Not been on here much of late, working on a new on-line venture. I'm potentially moving from blogging to having a proper website. I've secured the domain name www.wristspinbowling.com and I'm currently using Weebly to create the look of the website here http://wristspinbowling.weebly.com/ I'm hoping to get proper website up and running by Sept 1st and hopefully have world domination of all things Wrist spin!!!!:)
 
Not been on here much of late, working on a new on-line venture. I'm potentially moving from blogging to having a proper website. I've secured the domain name www.wristspinbowling.com and I'm currently using Weebly to create the look of the website here http://wristspinbowling.weebly.com/ I'm hoping to get proper website up and running by Sept 1st and hopefully have world domination of all things Wrist spin!!!!:)
excellent!

I'm still yet to be convinced that the 'orthodox back-spinner' exists though.
 
excellent!

I'm still yet to be convinced that the 'orthodox back-spinner' exists though.


If you mean a ball held cross seam but then bowled in an orthodox fashion like a seam bowler with straight backspin, then that is what I would call an "orthodox back-spinner". That is obviously incredibly common, if uninteresting.

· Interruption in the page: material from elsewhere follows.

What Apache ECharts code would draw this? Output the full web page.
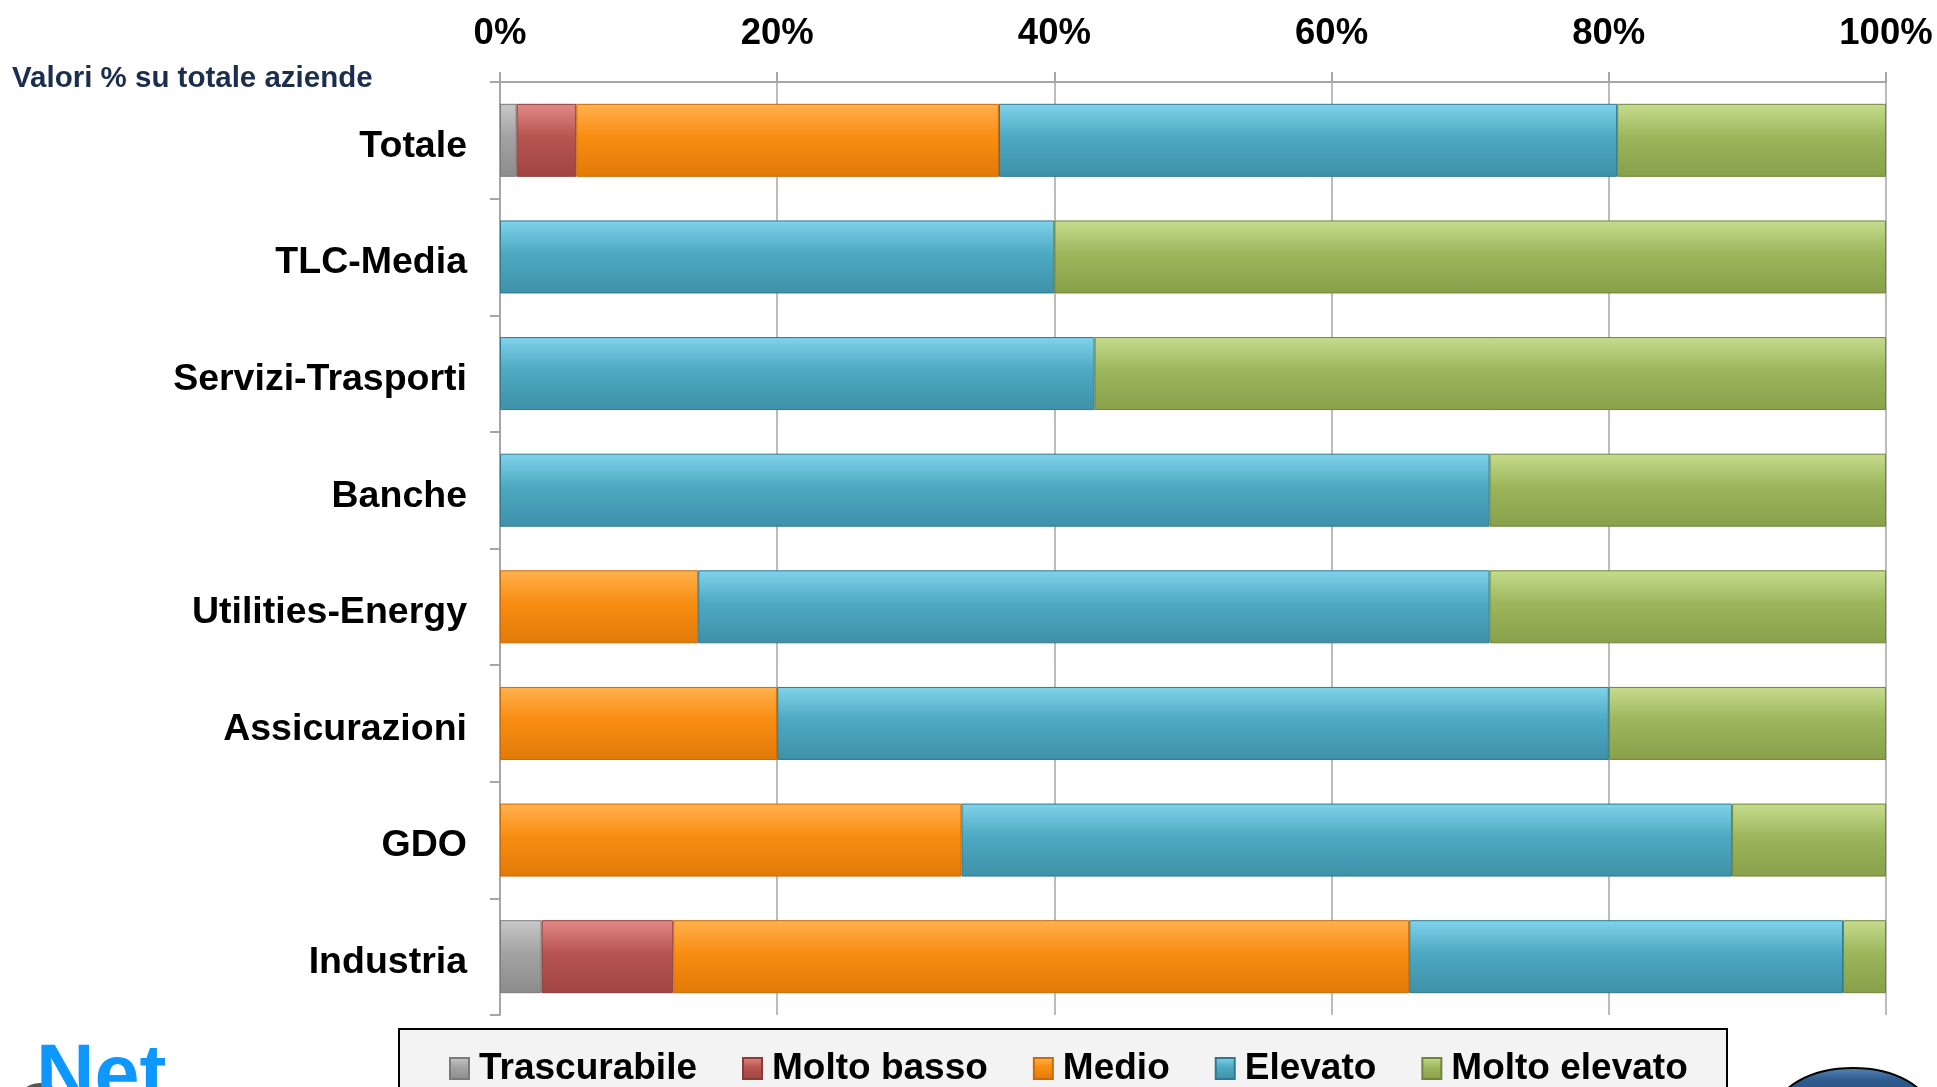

If you mean a ball held cross seam and then bowled with a mixture of sidespin and backspin with the seam scrambled, that is also a very common delivery for both off break and leg break bowlers, both amateur and professional. Nowadays it is called a "slider" and is a very useful and easy variation. Many amateur spin bowlers bowl it by accident when trying to bowl a stock ball.

If you mean a ball bowled with backspin out of the side of the hand with the seam vertical as described in Philpott's daft book and occasionally repeated by the super troll Warne, then no, I don't believe such a delivery actually exists outside of his imagination. Its certainly never been captured on camera, and in 20 years of spin bowling I have never met anyone who bowled it.

The moral of the story, don't believe everything you read in books or in interviews!